A stopper step 11 is formed at the rear end of the hub 10 (FIGS. 3 and 4). The stopping flange 11 protrudes around the hub 10 and prevents the blade cores 20 fitted on the hub 10 from being pulled out backward from the hub 10 (FIG. 2).

A circular ring-shaped cap 40 is fitted on the front end of the hub 10 after the blade cores 20 are fitted on the hub 10 (FIGS. 1 and 2). Accordingly, the blade cores 20 are prevented from being pulled out forward from the hub 10. The cap 40 may be fixed to the hub 10 by bolts.

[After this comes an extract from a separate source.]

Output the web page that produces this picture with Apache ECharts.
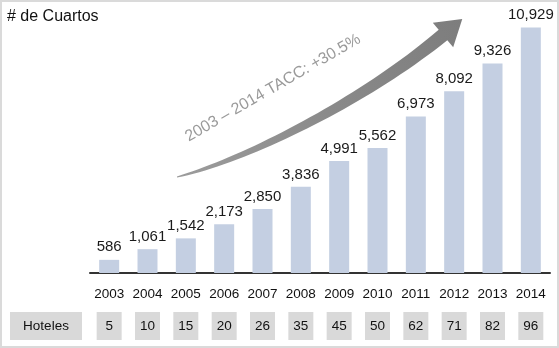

According to the present invention, as described above, it is possible to very firmly combine the blade cores 20 and the hub 10 and increase the durability of the product through the coupling structure of the fitting grooves 22a and the fitting projections 10a, the stopping flange 11, and the cap 40. In order to disassemble the propeller of the present invention, a worker has only to separate the cap 40 first.

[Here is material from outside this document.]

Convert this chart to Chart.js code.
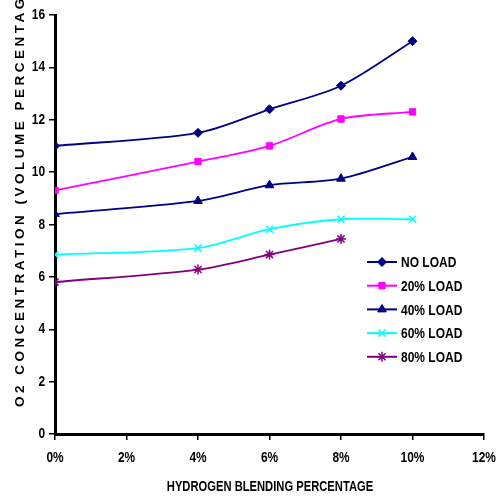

Since expensive non-metal is used to maximize the anticorrosion and strength of existing propellers for an outboard motor in the related art, the propellers are heavy and difficult to manufacture in large quantities through precision casing. For this reason, the hub 10 is made of aluminum and, the blade cores 20 and the cap 40 are made of a composite material in the present invention, thereby securing anticorrosion and strength of the product and reducing the weight. In particular, the blade cores 20 and the cap 40 are manufactured by injection-molding a composite material so that the product can be manufactured in large quantities and the manufacturing cost can be reduced.

An axial hole 12 is formed through the center of the hub 10 and a rubber bushing 30 is disposed in the hole 12 (FIGS. 2 and 4). The rubber bushing 30 is fitted on the shaft inside the hub 10 to attenuate a shock that is applied to the shaft, but the rubber bushing 30 may burst when excessive external force is applied. In this case, the rubber bushing 30 should be replaced with new one. However, when the rubber bushing 30 is too tightly fitted in the hub 10 not to be easily pulled out, if the rubber bushing 30 bursts while the vessel is in use, it is impossible to manually replace the rubber bushing 30, which causes a difficult situation.

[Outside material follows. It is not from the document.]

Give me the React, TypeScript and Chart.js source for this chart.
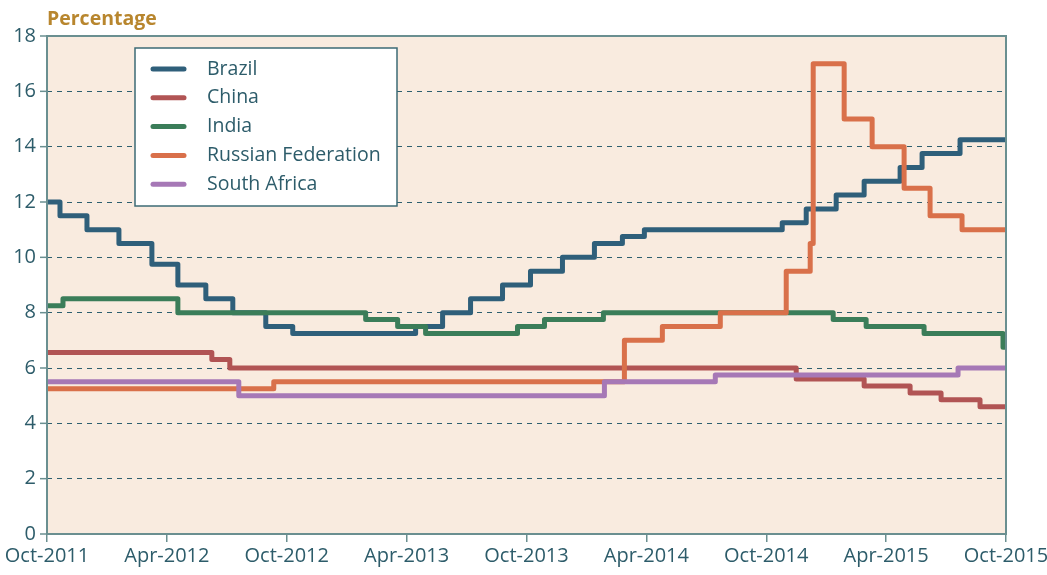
import React, { useEffect, useRef } from 'react';
import { Chart, registerables } from 'chart.js';

Chart.register(...registerables);

// x values are months elapsed since 1 Oct 2011 (a step starts at each value)
const xTickLabels = ['Oct-2011', 'Apr-2012', 'Oct-2012', 'Apr-2013', 'Oct-2013', 'Apr-2014', 'Oct-2014', 'Apr-2015', 'Oct-2015'];

const brazilMonths = [0, 0.65, 2.0, 3.6, 5.25, 6.55, 7.95, 9.3, 10.95, 12.3, 18.45, 19.8, 21.2, 22.8, 24.2, 25.8, 27.4, 28.8, 29.9, 36.8, 38.0, 39.5, 40.9, 42.7, 43.8, 45.7, 48];
const brazilRates = [12, 11.5, 11, 10.5, 9.75, 9, 8.5, 8, 7.5, 7.25, 7.5, 8, 8.5, 9, 9.5, 10, 10.5, 10.75, 11, 11.25, 11.75, 12.25, 12.75, 13.25, 13.75, 14.25, 14.25];

const chinaMonths = [0, 8.25, 9.15, 37.5, 40.9, 43.2, 44.75, 46.7, 48];
const chinaRates = [6.56, 6.31, 6.0, 5.6, 5.35, 5.1, 4.85, 4.6, 4.6];

const indiaMonths = [0, 0.8, 6.55, 15.95, 17.55, 18.95, 23.55, 24.9, 27.85, 39.35, 41.0, 43.9, 47.85, 48];
const indiaRates = [8.25, 8.5, 8, 7.75, 7.5, 7.25, 7.5, 7.75, 8, 7.75, 7.5, 7.25, 6.75, 6.75];

const russiaMonths = [0, 11.35, 28.9, 30.8, 33.7, 37.0, 38.2, 38.35, 39.9, 41.3, 42.9, 44.2, 45.8, 48];
const russiaRates = [5.25, 5.5, 7.0, 7.5, 8.0, 9.5, 10.5, 17, 15, 14, 12.5, 11.5, 11, 11];

const southAfricaMonths = [0, 9.6, 27.9, 33.45, 45.6, 48];
const southAfricaRates = [5.5, 5.0, 5.5, 5.75, 6.0, 6.0];

const seriesNames = ['Brazil', 'China', 'India', 'Russian Federation', 'South Africa'];
const seriesColors = ['#2f5f7a', '#b15454', '#3b7d59', '#d9704a', '#a678b6'];

const AXIS = '#6a8f90';
const TEXT = '#2d5c6a';
const GRID = '#2f5f6e';
const FONT = "'Open Sans', 'Noto Sans', sans-serif";

function pts(xs: number[], ys: number[]) {
  return xs.map((x, i) => ({ x, y: ys[i] }));
}

const framePlugin = {
  id: 'frame',
  beforeDraw(chart: any) {
    const { ctx, chartArea: a } = chart;
    ctx.save();
    ctx.fillStyle = '#f9ebdf';
    ctx.fillRect(a.left, a.top, a.right - a.left, a.bottom - a.top);
    ctx.restore();
  },
  afterDatasetsDraw(chart: any) {
    const { ctx, chartArea: a } = chart;
    const y = chart.scales.y;
    ctx.save();
    ctx.strokeStyle = AXIS;
    ctx.lineWidth = 2;
    ctx.beginPath();
    ctx.moveTo(a.left, a.bottom);
    ctx.lineTo(a.left, a.top);
    ctx.lineTo(a.right, a.top);
    ctx.lineTo(a.right, a.bottom);
    ctx.lineTo(a.left, a.bottom);
    ctx.stroke();
    ctx.lineWidth = 1.5;
    y.ticks.forEach((t: any) => {
      const py = y.getPixelForValue(t.value);
      ctx.beginPath();
      ctx.moveTo(a.left - 7, py);
      ctx.lineTo(a.left, py);
      ctx.stroke();
    });
    ctx.restore();
  },
  afterDraw(chart: any) {
    const { ctx, chartArea: a } = chart;
    ctx.save();
    // title
    ctx.fillStyle = '#b8862e';
    ctx.font = `bold 19.5px ${FONT}`;
    ctx.textBaseline = 'middle';
    ctx.textAlign = 'left';
    ctx.fillText('Percentage', a.left, 19);
    // legend
    const bx = 135, by = 48, bw = 262, bh = 158;
    ctx.fillStyle = '#ffffff';
    ctx.fillRect(bx, by, bw, bh);
    ctx.strokeStyle = '#3d6b75';
    ctx.lineWidth = 1.5;
    ctx.strokeRect(bx, by, bw, bh);
    ctx.font = `19.5px ${FONT}`;
    chart.data.datasets.forEach((ds: any, i: number) => {
      const cy = 69 + i * 28.8;
      ctx.strokeStyle = ds.borderColor;
      ctx.lineWidth = 5;
      ctx.lineCap = 'round';
      ctx.beginPath();
      ctx.moveTo(153, cy);
      ctx.lineTo(184, cy);
      ctx.stroke();
      ctx.fillStyle = TEXT;
      ctx.fillText(ds.label, 207, cy);
    });
    ctx.restore();
  },
};

export default function App() {
  const ref = useRef<HTMLCanvasElement>(null);
  useEffect(() => {
    if (!ref.current) return;
    const allX = [brazilMonths, chinaMonths, indiaMonths, russiaMonths, southAfricaMonths];
    const allY = [brazilRates, chinaRates, indiaRates, russiaRates, southAfricaRates];
    const chart = new Chart(ref.current, {
      type: 'line',
      data: {
        datasets: seriesNames.map((name, i) => ({
          label: name,
          data: pts(allX[i], allY[i]),
          borderColor: seriesColors[i],
          backgroundColor: seriesColors[i],
          borderWidth: 5,
          pointRadius: 0,
          stepped: 'before' as const,
          borderJoinStyle: 'round' as const,
          borderCapStyle: 'butt' as const,
          fill: false,
          order: 4 - i,
        })),
      },
      options: {
        animation: false,
        responsive: true,
        maintainAspectRatio: false,
        layout: { padding: { top: 36, right: 41, left: 0, bottom: 0 } },
        plugins: { legend: { display: false }, tooltip: { enabled: false }, title: { display: false } },
        scales: {
          x: {
            type: 'linear',
            min: 0,
            max: 48,
            afterFit: (s: any) => {
              s.height = 41;
              s.paddingLeft = 0;
              s.paddingRight = 0;
            },
            afterBuildTicks: (s: any) => {
              s.ticks = xTickLabels.map((_, i) => ({ value: i * 6 }));
            },
            ticks: {
              autoSkip: false,
              maxRotation: 0,
              padding: 2,
              color: TEXT,
              font: { family: FONT, size: 20 },
              callback: (v: any) => xTickLabels[Math.round(Number(v) / 6)] ?? '',
            },
            grid: { display: true, drawOnChartArea: false, drawTicks: true, tickLength: 8, color: AXIS, lineWidth: 1.5 },
            border: { display: false },
          },
          y: {
            min: 0,
            max: 18,
            afterFit: (s: any) => {
              s.width = 47;
              s.paddingTop = 0;
              s.paddingBottom = 0;
            },
            ticks: {
              stepSize: 2,
              padding: 11,
              color: TEXT,
              font: { family: FONT, size: 20 },
            },
            grid: { display: true, drawTicks: false, color: GRID, lineWidth: 1 },
            border: { display: false, dash: [5, 5] },
          },
        },
      },
      plugins: [framePlugin],
    });
    return () => chart.destroy();
  }, []);
  return (
    <div style={{ position: 'absolute', left: 0, top: 0, width: 1047, height: 575 }}>
      <canvas ref={ref} />
    </div>
  );
}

Accordingly, the rubber bushing 30 in the present invention is designed to have an appropriate size so that it can be easily replaced by a person, that is, the diameter of the rubber bushing 30 may be designed to be 5 to 10 mm smaller than the diameter of the hole 12. In this case, since the rubber bushing 30 is made of rubber, it is sufficiently possible for a person to reduce the diameter of the rubber bushing 30 by 5 to 10 mm when pushing the rubber bushing 30 into the hole 12. The rubber bushing 30 inserted in the hole 12 is close contact with the hole 12 due to the elasticity of rubber, so it is tightly fitted in the hub 10. In contrast, it is also sufficiently possible to manually pull out the rubber bushing 30 in order to replace the rubber bushing 30.

As described above, according to the present invention, when the propeller for an outboard motor is damaged, the hub 10, the blades 21, and the rubber bushing 30 can be easily replaced, so repairing requires less cost and time. Further, the weight of the product is reduced by using a composite material, so it is possible to improve fuel efficiency and manufacture the product in large quantities.

INDUSTRIAL APPLICABILITY

According to the present invention, repairing takes less cost and time when the propeller for an outboard is damaged, fuel efficiency can be improved by using a composite material, and the propeller can be manufactured in large quantities. Therefore, the present invention can achieve practical and economic values through wide use in shipbuilding and marine engineering fields.

Claims

1. A lightweight composite propeller for an outboard motor, the propeller comprising:

a hub (10) having a cylindrical body and having an axial hole (12) at a center;

blade cores (20) disposed on an outer side of the hub (10);

a rubber bushing (30) disposed in the hole (12) of the hub (10); and

a circular ring-shaped cap (40) disposed at a front end of the hub (10) to prevent the blade cores (20) from being pulled out forward from the hub (10),

wherein the blade cores (20) are each an assembly of a blade (21) and a core (22),

the core (22) is formed by integrally coupling in advance a portion of a body which forms the outer side of the hub (10) to a lower end of the blade (21), and has a structure for combining and separating the hub (10) and the blade core (20),

the core (22) has fitting grooves (22a) having a U-shaped cross-section and formed axially straight and the hub (10) has fitting projections (10a) formed axially straight, having a U-shaped cross-section, and arranged with regular intervals around the outer side, so the hub (10) and the blade core (20) are combined and separated by fitting and pulling the fitting projections (10a) into and out of the fitting grooves (22a),

a bending portion (22a-1) is formed at a first side of each of the fitting grooves (22a) by bending both ends of the core (22) toward a central axis and a fitting portion (22a-2) extending toward the central axis is formed at a second side of each of the fitting grooves (22a) to face the bending portion (22a-1) with the fitting grooves (22a) therebetween,

the fitting projections (10a) each have flanges (10a-1) at both sides on a top and a recession (10a-2) formed between the flanges (10a-1) at both sides, and

when the fitting groove (22a) and the fitting projection (10a) are fitted, the bending portion (22a-1) is fitted in a left or right half of the recession (10a-2) and the fitting portion (22a-2) is fitted on any one of the flanges (10a-1) to cover the flange (10a-1).

2. The propeller of claim 1, wherein a width of the fitting grooves (22a) gradually decreases as it goes to the central axis, and a width of the fitting projections (10a) gradually decreases as it goes to the central axis.

3. The propeller of claim 1, wherein a stopping flange (11) protruding around the hub (10) is formed at a rear end of the hub (10) and prevents the blade cores (20) from being pulled out backward from the hub (10).

4. The propeller of claim 1, wherein the hub (10) is made of aluminum and, the blade cores (20) and the cap (40) are made of a composite material.

5. The propeller of claim 1, wherein the rubber bushing (30) is larger in diameter by 5 to 10 mm than the hole (12).